_Do this_
Beneath this line are entries. Copy the range from the line with "Emit a Python" to the line with "import plotly.graph_objects as go", ends included, exactly; leave pictures out.

_Data shown_
Start

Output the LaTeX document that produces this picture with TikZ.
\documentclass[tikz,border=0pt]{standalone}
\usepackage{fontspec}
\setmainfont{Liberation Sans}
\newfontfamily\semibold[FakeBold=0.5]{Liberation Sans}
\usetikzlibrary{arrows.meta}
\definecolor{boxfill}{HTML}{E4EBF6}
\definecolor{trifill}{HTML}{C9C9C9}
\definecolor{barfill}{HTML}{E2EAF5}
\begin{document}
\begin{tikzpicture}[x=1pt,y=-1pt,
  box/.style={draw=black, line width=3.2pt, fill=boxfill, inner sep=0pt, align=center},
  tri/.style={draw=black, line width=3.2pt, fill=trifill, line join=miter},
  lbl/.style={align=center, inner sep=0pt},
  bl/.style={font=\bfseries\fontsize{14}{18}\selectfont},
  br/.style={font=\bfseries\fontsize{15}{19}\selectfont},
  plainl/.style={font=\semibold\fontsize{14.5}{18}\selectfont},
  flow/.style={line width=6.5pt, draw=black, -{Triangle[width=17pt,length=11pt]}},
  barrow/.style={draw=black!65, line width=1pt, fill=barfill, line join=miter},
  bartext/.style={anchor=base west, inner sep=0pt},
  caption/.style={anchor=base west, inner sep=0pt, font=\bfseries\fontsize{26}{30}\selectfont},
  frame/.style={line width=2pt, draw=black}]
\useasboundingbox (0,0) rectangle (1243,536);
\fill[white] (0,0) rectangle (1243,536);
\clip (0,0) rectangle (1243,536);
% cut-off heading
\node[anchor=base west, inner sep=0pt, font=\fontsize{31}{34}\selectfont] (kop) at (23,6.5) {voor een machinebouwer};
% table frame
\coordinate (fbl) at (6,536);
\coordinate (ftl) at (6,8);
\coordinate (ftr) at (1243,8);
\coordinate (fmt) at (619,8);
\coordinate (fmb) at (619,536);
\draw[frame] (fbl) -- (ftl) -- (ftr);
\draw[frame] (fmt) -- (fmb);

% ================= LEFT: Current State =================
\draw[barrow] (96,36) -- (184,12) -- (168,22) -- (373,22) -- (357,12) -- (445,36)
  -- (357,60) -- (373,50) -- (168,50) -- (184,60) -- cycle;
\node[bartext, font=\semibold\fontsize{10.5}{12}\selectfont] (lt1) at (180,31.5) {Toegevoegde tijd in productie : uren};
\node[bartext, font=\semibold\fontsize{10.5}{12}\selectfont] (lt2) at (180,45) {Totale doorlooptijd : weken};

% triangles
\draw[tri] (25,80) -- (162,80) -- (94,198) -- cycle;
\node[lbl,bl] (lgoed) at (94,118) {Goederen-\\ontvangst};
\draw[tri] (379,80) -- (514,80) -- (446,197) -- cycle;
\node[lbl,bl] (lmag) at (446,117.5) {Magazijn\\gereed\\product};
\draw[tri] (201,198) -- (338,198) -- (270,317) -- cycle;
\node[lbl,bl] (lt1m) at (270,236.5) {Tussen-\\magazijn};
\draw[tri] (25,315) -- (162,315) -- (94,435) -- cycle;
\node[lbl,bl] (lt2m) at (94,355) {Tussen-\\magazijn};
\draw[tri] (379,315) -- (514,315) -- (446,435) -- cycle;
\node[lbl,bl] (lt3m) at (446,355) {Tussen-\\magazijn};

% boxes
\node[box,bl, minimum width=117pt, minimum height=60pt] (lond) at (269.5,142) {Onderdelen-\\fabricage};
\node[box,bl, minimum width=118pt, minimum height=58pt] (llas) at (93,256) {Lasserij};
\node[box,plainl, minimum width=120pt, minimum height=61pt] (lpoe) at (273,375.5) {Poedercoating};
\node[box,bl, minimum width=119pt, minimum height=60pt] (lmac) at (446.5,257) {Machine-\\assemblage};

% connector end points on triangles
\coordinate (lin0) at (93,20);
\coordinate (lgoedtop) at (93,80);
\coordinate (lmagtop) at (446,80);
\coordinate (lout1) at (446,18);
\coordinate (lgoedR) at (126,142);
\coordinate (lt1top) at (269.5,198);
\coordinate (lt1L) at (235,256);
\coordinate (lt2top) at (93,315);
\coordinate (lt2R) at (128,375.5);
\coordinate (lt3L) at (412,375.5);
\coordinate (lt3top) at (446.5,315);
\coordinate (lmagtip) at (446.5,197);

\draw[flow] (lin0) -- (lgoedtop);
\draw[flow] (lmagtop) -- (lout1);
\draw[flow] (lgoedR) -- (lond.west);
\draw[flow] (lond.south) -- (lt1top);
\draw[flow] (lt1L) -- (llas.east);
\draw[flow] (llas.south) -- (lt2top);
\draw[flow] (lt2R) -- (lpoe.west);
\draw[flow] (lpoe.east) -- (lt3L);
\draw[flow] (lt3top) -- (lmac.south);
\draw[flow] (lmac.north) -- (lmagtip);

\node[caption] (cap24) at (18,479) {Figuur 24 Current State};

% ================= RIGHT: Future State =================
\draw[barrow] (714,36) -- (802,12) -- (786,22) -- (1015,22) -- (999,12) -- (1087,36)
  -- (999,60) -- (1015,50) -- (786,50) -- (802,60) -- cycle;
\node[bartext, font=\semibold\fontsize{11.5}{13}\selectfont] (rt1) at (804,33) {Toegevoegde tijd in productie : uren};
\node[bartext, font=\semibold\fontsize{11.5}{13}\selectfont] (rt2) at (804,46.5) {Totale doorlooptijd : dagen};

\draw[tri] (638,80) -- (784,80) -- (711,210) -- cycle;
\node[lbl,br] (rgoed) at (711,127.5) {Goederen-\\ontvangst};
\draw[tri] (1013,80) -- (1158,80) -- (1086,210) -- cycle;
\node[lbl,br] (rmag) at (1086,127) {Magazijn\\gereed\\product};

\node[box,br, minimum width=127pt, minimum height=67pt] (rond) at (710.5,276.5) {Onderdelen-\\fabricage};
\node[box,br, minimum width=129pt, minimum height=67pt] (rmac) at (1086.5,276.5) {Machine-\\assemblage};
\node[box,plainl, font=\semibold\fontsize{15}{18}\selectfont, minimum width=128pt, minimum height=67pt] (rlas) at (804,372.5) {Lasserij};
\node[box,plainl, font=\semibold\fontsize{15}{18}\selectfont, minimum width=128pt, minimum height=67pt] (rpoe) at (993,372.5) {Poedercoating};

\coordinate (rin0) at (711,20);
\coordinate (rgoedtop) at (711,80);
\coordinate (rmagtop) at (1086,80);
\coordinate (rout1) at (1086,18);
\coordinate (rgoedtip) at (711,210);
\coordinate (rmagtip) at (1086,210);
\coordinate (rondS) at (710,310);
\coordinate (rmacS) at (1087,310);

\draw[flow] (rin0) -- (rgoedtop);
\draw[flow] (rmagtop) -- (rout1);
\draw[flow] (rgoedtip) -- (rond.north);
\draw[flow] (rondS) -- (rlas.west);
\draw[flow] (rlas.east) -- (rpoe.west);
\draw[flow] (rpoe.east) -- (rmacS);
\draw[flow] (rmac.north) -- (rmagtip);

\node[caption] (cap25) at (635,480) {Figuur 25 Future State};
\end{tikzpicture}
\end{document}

End
Start

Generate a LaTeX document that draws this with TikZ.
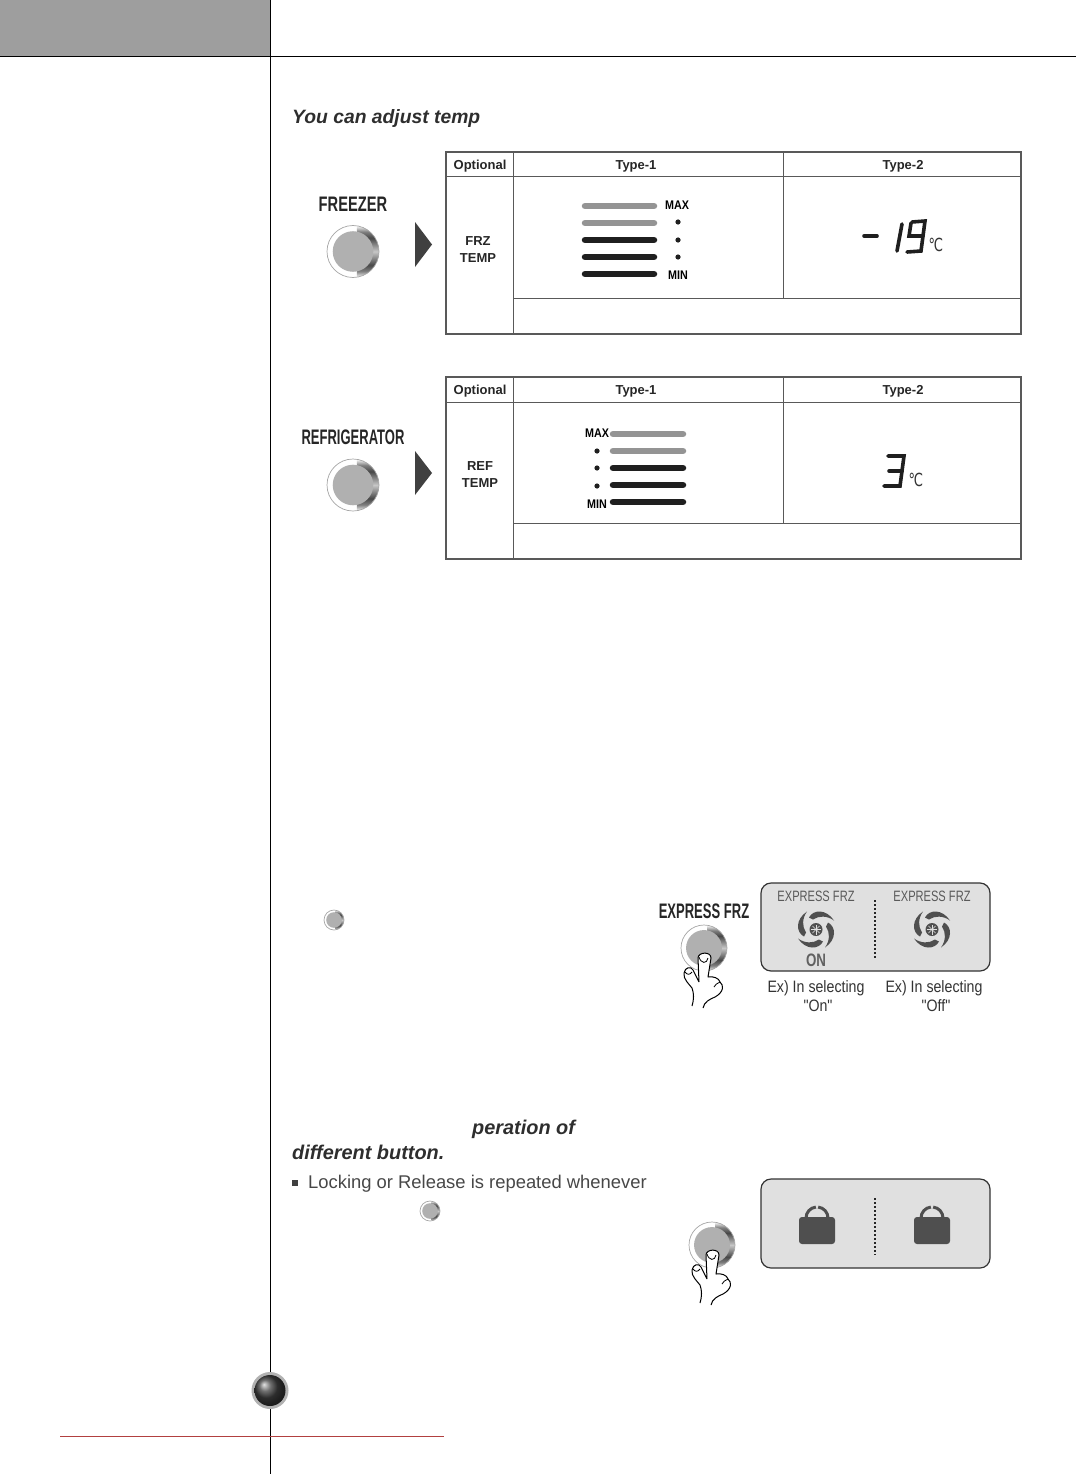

End
Start

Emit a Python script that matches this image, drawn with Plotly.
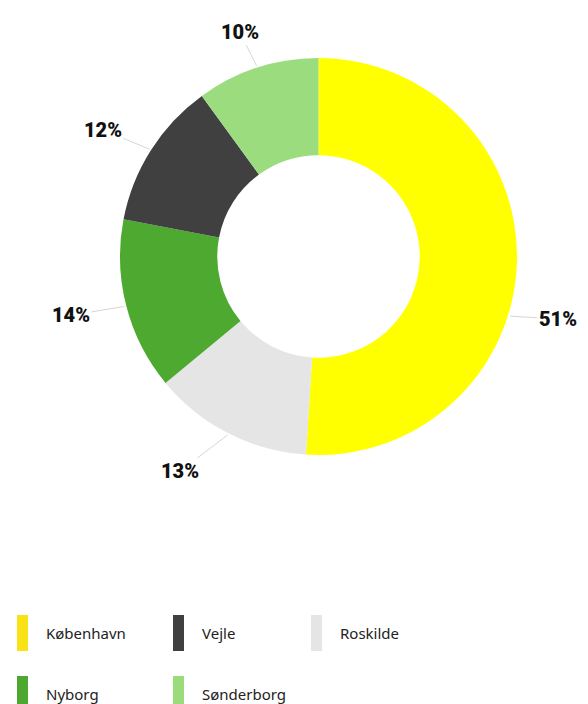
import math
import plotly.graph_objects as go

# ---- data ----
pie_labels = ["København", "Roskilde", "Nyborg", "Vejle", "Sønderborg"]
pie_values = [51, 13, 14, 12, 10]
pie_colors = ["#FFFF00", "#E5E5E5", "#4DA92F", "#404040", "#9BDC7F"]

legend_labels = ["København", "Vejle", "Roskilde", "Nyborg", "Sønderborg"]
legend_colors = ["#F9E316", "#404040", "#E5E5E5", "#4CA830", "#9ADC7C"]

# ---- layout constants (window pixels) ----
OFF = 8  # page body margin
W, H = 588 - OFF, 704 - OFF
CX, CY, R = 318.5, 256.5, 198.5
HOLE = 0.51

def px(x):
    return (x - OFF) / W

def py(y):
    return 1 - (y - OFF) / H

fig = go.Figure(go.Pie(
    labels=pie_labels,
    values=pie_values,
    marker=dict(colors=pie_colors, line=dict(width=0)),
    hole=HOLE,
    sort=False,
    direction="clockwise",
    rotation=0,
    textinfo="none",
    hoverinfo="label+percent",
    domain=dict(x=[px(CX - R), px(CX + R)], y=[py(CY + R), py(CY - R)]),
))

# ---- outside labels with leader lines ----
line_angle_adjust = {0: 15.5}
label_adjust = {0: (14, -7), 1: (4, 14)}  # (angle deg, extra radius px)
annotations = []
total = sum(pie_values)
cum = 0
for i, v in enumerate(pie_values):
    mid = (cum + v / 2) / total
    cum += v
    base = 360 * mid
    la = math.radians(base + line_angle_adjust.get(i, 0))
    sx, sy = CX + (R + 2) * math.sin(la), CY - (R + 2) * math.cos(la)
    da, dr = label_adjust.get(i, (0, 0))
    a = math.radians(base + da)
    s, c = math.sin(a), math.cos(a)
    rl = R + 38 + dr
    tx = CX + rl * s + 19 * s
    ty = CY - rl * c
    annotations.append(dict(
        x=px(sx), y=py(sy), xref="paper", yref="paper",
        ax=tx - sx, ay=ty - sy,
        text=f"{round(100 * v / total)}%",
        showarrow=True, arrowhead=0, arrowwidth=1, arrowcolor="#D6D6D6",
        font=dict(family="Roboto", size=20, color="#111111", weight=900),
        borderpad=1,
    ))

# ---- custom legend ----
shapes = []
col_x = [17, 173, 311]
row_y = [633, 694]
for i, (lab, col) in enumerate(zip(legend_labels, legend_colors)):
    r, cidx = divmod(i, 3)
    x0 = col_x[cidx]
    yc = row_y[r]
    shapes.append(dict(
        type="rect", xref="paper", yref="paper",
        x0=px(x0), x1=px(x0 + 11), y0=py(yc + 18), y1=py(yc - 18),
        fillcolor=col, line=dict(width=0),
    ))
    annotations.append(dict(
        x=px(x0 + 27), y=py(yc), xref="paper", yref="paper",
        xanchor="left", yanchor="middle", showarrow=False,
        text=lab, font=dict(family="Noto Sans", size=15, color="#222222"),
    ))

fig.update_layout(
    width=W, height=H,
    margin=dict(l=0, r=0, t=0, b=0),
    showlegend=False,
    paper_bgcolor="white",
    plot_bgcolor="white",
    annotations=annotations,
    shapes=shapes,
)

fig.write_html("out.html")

End

_Expected answer_
Emit a Python script that matches this image, drawn with Plotly.
import math
import plotly.graph_objects as go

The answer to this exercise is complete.